We already have an interactive map showing where coronavirus cases are happening — now, a new model tries to predict where the virus might strike next.
There are currently over 40,000 confirmed coronavirus cases worldwide, with over 1,000 fatalities. The outbreak is increasingly looking like a pandemic and health officials are concerned that the disease might start to spread globally. Currently, around 99% of all cases have been reported in China and there is no indication that the virus is reproducing in other countries — but if this does happen, the results could be disastrous.
With this in mind, a team of researchers from the Humboldt University of Berlin and the Robert Koch Institute devised a model to predict relative risk for coronavirus spread (the computational model is presented in detail here). Aside from confirmed cases, the model is based on international air transport trends, including 4000 airports with more than 50000 flight routes.
The spread of the virus on an international scale is dominated by air travel — in China, the virus had spread to several provinces before Wuhan (the city where the outbreak originated) was quarantined. This is why air traffic is so significant here.
Asian countries are most at risk, though the US and Australia also are also at significant risk. Beyond China, Thailand is the most likely to have infected people arrive at its airports.
After Thailand, Japan is the most at-risk country — but interestingly, Osaka’s international airport is more at risk than Tokyo’s airport, due to the travel patterns from infected areas — the interactive chart shows individual risks when you click a country.
However, it’s important to note that by far, most cases have occurred in China — as researchers also illustrate.
How should we deal with this model?
Bear in mind that this is not an absolute prediction or a tool that should be used to make quantitative assessments — it shows relative risks more than anything else.
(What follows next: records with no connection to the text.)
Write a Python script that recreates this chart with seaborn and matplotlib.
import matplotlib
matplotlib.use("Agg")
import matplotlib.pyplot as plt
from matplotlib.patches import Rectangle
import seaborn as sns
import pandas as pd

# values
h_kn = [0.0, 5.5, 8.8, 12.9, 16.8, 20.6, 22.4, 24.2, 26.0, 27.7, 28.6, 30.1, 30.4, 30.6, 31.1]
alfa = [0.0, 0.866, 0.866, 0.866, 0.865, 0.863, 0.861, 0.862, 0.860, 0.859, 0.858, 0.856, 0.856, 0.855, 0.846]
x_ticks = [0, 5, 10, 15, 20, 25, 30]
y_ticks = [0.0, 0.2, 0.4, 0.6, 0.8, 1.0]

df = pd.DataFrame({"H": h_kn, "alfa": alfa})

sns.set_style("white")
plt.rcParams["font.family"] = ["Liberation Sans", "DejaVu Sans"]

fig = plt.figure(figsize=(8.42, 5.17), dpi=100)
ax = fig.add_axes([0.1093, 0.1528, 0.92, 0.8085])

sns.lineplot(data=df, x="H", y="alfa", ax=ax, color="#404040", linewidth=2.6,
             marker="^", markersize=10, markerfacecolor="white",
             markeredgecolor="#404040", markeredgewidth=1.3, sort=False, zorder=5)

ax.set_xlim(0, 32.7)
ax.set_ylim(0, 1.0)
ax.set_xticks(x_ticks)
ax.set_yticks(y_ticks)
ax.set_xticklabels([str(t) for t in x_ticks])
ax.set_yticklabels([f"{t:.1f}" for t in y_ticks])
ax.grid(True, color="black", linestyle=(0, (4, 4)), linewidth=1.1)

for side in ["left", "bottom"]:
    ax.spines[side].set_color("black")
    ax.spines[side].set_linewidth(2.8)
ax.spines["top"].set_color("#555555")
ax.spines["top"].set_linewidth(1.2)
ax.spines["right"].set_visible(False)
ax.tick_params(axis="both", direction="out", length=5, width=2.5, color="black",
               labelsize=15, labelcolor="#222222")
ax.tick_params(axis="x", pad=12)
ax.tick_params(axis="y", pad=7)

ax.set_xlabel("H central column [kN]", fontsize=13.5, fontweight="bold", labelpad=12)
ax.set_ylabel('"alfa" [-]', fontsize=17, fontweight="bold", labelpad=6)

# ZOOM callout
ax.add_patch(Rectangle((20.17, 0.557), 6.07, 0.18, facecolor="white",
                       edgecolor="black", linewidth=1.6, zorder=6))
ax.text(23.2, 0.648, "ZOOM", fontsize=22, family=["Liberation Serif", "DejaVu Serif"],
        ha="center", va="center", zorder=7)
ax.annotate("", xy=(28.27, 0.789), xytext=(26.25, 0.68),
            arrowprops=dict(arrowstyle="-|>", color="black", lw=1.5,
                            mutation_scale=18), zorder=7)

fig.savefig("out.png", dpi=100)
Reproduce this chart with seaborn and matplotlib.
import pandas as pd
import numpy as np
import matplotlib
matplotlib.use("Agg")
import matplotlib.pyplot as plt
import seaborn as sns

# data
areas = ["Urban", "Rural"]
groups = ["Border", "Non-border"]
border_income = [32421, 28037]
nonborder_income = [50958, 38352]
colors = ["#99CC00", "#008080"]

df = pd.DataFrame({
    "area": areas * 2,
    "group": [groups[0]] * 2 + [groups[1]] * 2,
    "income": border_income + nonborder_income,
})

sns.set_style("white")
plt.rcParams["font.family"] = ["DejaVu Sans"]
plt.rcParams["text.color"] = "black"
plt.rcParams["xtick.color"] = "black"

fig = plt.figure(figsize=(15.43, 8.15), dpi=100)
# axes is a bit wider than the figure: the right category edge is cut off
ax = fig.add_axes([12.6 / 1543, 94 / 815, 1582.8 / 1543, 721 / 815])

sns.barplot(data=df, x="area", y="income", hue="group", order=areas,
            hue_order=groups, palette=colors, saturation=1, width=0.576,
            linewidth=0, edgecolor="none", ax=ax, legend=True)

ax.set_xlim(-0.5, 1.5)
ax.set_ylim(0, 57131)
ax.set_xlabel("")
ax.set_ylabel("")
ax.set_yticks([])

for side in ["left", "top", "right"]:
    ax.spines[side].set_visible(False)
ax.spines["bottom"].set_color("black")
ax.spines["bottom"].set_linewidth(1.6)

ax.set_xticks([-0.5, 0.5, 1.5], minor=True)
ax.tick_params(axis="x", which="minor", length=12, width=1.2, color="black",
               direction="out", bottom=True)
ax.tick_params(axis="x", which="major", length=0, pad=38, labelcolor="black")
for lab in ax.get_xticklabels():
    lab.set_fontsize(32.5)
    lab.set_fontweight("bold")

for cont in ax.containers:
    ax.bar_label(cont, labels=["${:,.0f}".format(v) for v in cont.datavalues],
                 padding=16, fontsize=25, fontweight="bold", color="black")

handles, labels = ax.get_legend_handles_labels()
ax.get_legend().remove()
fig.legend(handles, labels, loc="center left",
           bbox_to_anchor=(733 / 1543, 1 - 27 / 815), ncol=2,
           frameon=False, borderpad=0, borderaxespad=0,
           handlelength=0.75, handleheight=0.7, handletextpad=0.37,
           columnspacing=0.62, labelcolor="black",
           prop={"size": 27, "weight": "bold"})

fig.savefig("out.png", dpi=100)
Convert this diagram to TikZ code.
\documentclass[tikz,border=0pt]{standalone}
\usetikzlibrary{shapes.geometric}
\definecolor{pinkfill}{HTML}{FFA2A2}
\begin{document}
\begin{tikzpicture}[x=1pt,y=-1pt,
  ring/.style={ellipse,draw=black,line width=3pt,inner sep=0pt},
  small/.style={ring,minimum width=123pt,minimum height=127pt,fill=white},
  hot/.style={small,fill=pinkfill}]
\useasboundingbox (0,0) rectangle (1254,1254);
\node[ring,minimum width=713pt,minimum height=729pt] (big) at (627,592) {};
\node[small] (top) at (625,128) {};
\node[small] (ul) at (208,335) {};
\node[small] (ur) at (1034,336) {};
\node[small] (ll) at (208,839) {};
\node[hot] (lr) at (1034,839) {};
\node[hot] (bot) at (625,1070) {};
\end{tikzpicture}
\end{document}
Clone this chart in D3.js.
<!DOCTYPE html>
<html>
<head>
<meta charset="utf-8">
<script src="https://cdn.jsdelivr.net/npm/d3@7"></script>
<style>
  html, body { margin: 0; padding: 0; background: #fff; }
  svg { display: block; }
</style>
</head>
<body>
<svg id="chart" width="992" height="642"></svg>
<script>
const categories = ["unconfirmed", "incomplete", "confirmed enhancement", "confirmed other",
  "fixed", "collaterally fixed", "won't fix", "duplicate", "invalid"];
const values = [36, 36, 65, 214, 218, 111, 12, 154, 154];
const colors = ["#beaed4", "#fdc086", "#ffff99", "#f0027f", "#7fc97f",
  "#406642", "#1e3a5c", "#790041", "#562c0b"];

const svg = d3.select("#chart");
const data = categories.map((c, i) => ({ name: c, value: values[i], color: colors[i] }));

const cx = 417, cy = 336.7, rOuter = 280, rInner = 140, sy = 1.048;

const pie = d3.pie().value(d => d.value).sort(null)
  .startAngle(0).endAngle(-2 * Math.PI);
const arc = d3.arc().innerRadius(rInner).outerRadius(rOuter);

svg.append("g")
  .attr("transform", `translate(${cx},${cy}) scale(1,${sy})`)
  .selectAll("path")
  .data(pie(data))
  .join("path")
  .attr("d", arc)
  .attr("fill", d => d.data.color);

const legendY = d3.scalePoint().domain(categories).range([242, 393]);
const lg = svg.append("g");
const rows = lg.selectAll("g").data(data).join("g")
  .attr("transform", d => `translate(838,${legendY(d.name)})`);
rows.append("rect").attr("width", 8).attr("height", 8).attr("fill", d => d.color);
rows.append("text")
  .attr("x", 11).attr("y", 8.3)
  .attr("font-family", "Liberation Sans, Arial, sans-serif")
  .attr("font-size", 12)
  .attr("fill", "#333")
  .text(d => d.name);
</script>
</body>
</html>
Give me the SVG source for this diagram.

This is particularly useful to enable health workers to gain an intuitive understanding of where the virus might be spreading to next. The main focus of the model is “Ro” — which represents how many people each infected person can infect without external intervention (such as face masks or quarantines). The model also considers the incubation period, as well as other parameters affecting the disease spread.
This Ro number (pronounced “R zero”) does not change during an outbreak: it is a fixed contagiousness factor. In the case of the novel coronavirus, most models estimate that Ro is between 2 and 3 — meaning that an infected person, on average, will infect 2-3 others.
But this is just an average. Some people won’t infect anyone else, whereas others will infect more, and it’s hard to model who will spread the virus more.
How much an outbreak spreads is an interplay between Ro, incubation conditions, and travel conditions. Although the model is qualitative and not quantitative, it can offer important insights and help direct policy.
For instance, quarantining Wuhan is unlikely to make a significant difference at this point. But the quarantine poses an important social and economic stress, making it difficult to bring goods in and out of town, and threatening many citizens’ livelihoods.
Several other models have been presented in preprint servers and peer-reviewed journals, some more ambitious than others. With enough quality and robust data, models can start to forecast how the outbreak will take shape. The bad news is that this is still a relatively new situation, and gathering robust data is a challenge. The good news, however, is that researchers can ground-proof their models every single day, by seeing how the situation escalates.
Most models seem to suggest that outside of China, the risk is relatively low — and China has a good chance of containing the outbreak, a remarkable achievement.